As part of his Study Programme, Agriculture student James joined Wychwood Forest Trust for two-weeks of work experience, helping the charity to build its new educational hub.

Wychwood Forest Trust is a conservation charity that works with local communities to protect and restore spaces once part of the historic Wychwood Forest, and to help people learn traditional rural skills and crafts.

This year, Agriculture student James joined the Charity to help Toby Swift, Countryside and Reserve Manager, secure their onsite education area at Foxburrow Wood.

James was tasked with putting up a post-and-wire fence to enclose an area around the dome, and digging over 100 post holes to create a space that will facilitate the company's events and courses for the entire community.

We caught up with James to hear all about his work experience placement and his top tips for future students securing placements.

“I first heard about the work experience opportunity through my course leader Jen, who put me in touch with Toby to help organise my placement.

I was with the Trust for two weeks, mainly working on fencing for the new educational area inside one of the nature reserves. The fencing is to help future proof the site, keeping the children safe and ensuring that dogs and other animals can't access the educational area.

Each day, we'd start by heading down to the farm to grab our supplies and make sure that we had enough wood before getting started with the fencing.
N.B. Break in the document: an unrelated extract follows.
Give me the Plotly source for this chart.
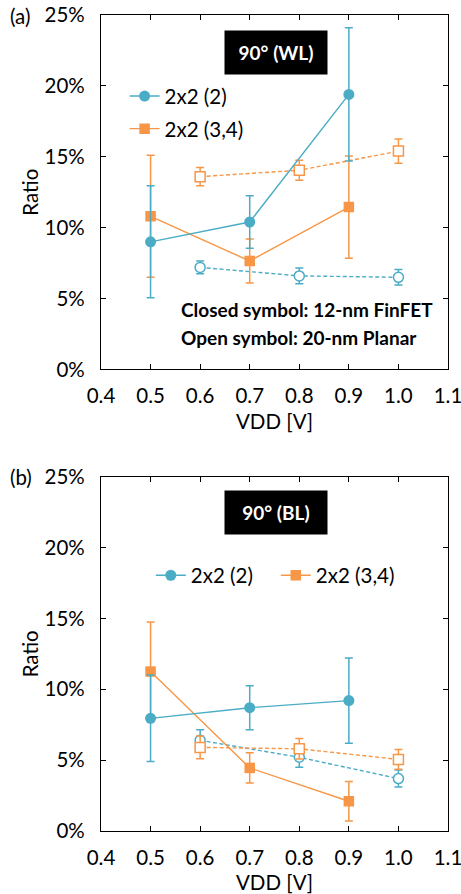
import plotly.graph_objects as go
from plotly.subplots import make_subplots

# ---- data ----
vdd_finfet = [0.5, 0.7, 0.9]
vdd_planar = [0.6, 0.8, 1.0]

# panel (a) 90° (WL)
a_fin_2 = [9.0, 10.4, 19.4]
a_fin_2_err = [3.95, 1.85, 4.7]
a_fin_34 = [10.8, 7.65, 11.45]
a_fin_34_err = [4.3, 1.55, 3.6]
a_pl_2 = [7.2, 6.6, 6.5]
a_pl_2_err = [0.45, 0.55, 0.55]
a_pl_34 = [13.6, 14.05, 15.4]
a_pl_34_err = [0.65, 0.7, 0.85]

# panel (b) 90° (BL)
b_fin_2 = [7.95, 8.7, 9.2]
b_fin_2_err = [3.05, 1.55, 3.0]
b_fin_34 = [11.25, 4.45, 2.1]
b_fin_34_err = [3.5, 1.07, 1.4]
b_pl_2 = [6.4, 5.2, 3.7]
b_pl_2_err = [0.75, 0.7, 0.6]
b_pl_34 = [5.9, 5.8, 5.05]
b_pl_34_err = [0.8, 0.72, 0.7]

x_ticks = [0.4, 0.5, 0.6, 0.7, 0.8, 0.9, 1.0, 1.1]
x_tick_labels = ["0.4", "0.5", "0.6", "0.7", "0.8", "0.9", "1.0", "1.1"]
y_ticks = [0, 5, 10, 15, 20, 25]
y_tick_labels = ["0%", "5%", "10%", "15%", "20%", "25%"]

BLUE = "#4BACC6"
ORANGE = "#F79646"
FONT = "Lato"
FS = 20.5

fig = make_subplots(rows=2, cols=1, vertical_spacing=0.0)


def add_series(row, x, y, err, color, closed, name, legend, group):
    fig.add_trace(go.Scatter(
        x=x, y=y, mode="lines+markers", name=name,
        showlegend=closed, legend=legend, legendgroup=group,
        legendrank=1 if color == BLUE else 2,
        line=dict(color=color, width=1.4, dash=None if closed else "4px,2.5px"),
        marker=dict(
            symbol="circle" if color == BLUE else "square",
            size=(11 if color == BLUE else 10.5) if closed else 10,
            color=color if closed else "white",
            line=dict(color=color, width=0 if closed else 1.5),
        ),
        error_y=dict(type="data", array=err, visible=True,
                     color=color, thickness=1.5, width=4),
    ), row=row, col=1)


# panel (a)
add_series(1, vdd_planar, a_pl_34, a_pl_34_err, ORANGE, False, "2x2 (3,4)", "legend", "a34o")
add_series(1, vdd_planar, a_pl_2, a_pl_2_err, BLUE, False, "2x2 (2)", "legend", "a2o")
add_series(1, vdd_finfet, a_fin_34, a_fin_34_err, ORANGE, True, "2x2 (3,4)", "legend", "a34")
add_series(1, vdd_finfet, a_fin_2, a_fin_2_err, BLUE, True, "2x2 (2)", "legend", "a2")
# panel (b)
add_series(2, vdd_planar, b_pl_2, b_pl_2_err, BLUE, False, "2x2 (2)", "legend2", "b2o")
add_series(2, vdd_planar, b_pl_34, b_pl_34_err, ORANGE, False, "2x2 (3,4)", "legend2", "b34o")
add_series(2, vdd_finfet, b_fin_34, b_fin_34_err, ORANGE, True, "2x2 (3,4)", "legend2", "b34")
add_series(2, vdd_finfet, b_fin_2, b_fin_2_err, BLUE, True, "2x2 (2)", "legend2", "b2")

axis_common = dict(
    showline=True, linecolor="black", linewidth=1.3, mirror="ticks",
    ticks="inside", ticklen=5, tickwidth=1.3, tickcolor="black",
    showgrid=False, zeroline=False, ticklabeloverflow="allow",
    tickfont=dict(family=FONT, size=FS, color="black"),
    title_font=dict(family=FONT, size=FS, color="black"),
)

for r, dom in [(1, [0.5656, 1.0]), (2, [0.0, 0.4342])]:
    fig.update_xaxes(
        range=[0.4, 1.1], tickvals=x_ticks, ticktext=x_tick_labels,
        title_text="VDD [V]", title_standoff=8, ticklabelstandoff=8,
        row=r, col=1, **axis_common)
    fig.update_yaxes(
        range=[0, 25], tickvals=y_ticks, ticktext=y_tick_labels, domain=dom,
        title_text="Ratio", title_standoff=0, ticklabelstandoff=11,
        row=r, col=1, **axis_common)

fig.update_xaxes(domain=[0, 1])

# annotations
box = dict(font=dict(family=FONT, size=19, color="white"),
           bgcolor="black", width=100, height=41, showarrow=False,
           xanchor="center", yanchor="middle")
fig.add_annotation(text="<b>90° (WL)</b>", x=0.754, y=22.36, xref="x", yref="y", **box)
fig.add_annotation(text="<b>90° (BL)</b>", x=0.754, y=22.44, xref="x2", yref="y2", **box)

note_font = dict(family=FONT, size=19, color="black")
fig.add_annotation(text="<b>Closed symbol: 12-nm FinFET</b>", x=0.558, y=4.2,
                   xref="x", yref="y", xanchor="left", yanchor="middle",
                   showarrow=False, font=note_font)
fig.add_annotation(text="<b>Open symbol: 20-nm Planar</b>", x=0.558, y=2.24,
                   xref="x", yref="y", xanchor="left", yanchor="middle",
                   showarrow=False, font=note_font)

panel_font = dict(family=FONT, size=FS, color="black")
fig.add_annotation(text="(a)", x=-0.267, y=0.9988, xref="paper", yref="paper",
                   xanchor="left", yanchor="middle", showarrow=False, font=panel_font)
fig.add_annotation(text="(b)", x=-0.267, y=0.4338, xref="paper", yref="paper",
                   xanchor="left", yanchor="middle", showarrow=False, font=panel_font)

fig.update_layout(
    width=461, height=894,
    margin=dict(l=101, r=12.5, t=15, b=63, autoexpand=False),
    paper_bgcolor="white", plot_bgcolor="white",
    font=dict(family=FONT, size=FS, color="black"),
    legend=dict(x=0.068, y=0.925, xanchor="left", yanchor="top",
                orientation="v", traceorder="grouped", tracegroupgap=3,
                bgcolor="rgba(0,0,0,0)", font=dict(family=FONT, size=FS)),
    legend2=dict(x=0.1435, y=0.3377, xanchor="left", yanchor="top",
                 orientation="h", traceorder="normal",
                 entrywidth=80, entrywidthmode="pixels",
                 bgcolor="rgba(0,0,0,0)", font=dict(family=FONT, size=FS)),
)

fig.write_html("out.html")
We did all the fencing manually, by hand, without any post knockers so it was hands-on, but I really enjoyed it.

The placement definitely boosted my confidence and helped with my social skills as there were lots of people dog walking past our site who were keen to find out what we were up to.

It's definitely something I'd look into for the future, be it forestry in particular, or just something outdoorsy.

If I could give one tip to a student looking for their work experience placement, it would be to send that email and get in touch with everyone you can. They’re not going to come for you, you’ve got to go for them!”

Following James' work experience, Toby shared:

"James got stuck in every day and really enjoyed himself. He genuinely seemed to look forward to coming and worked very hard; he was a great help."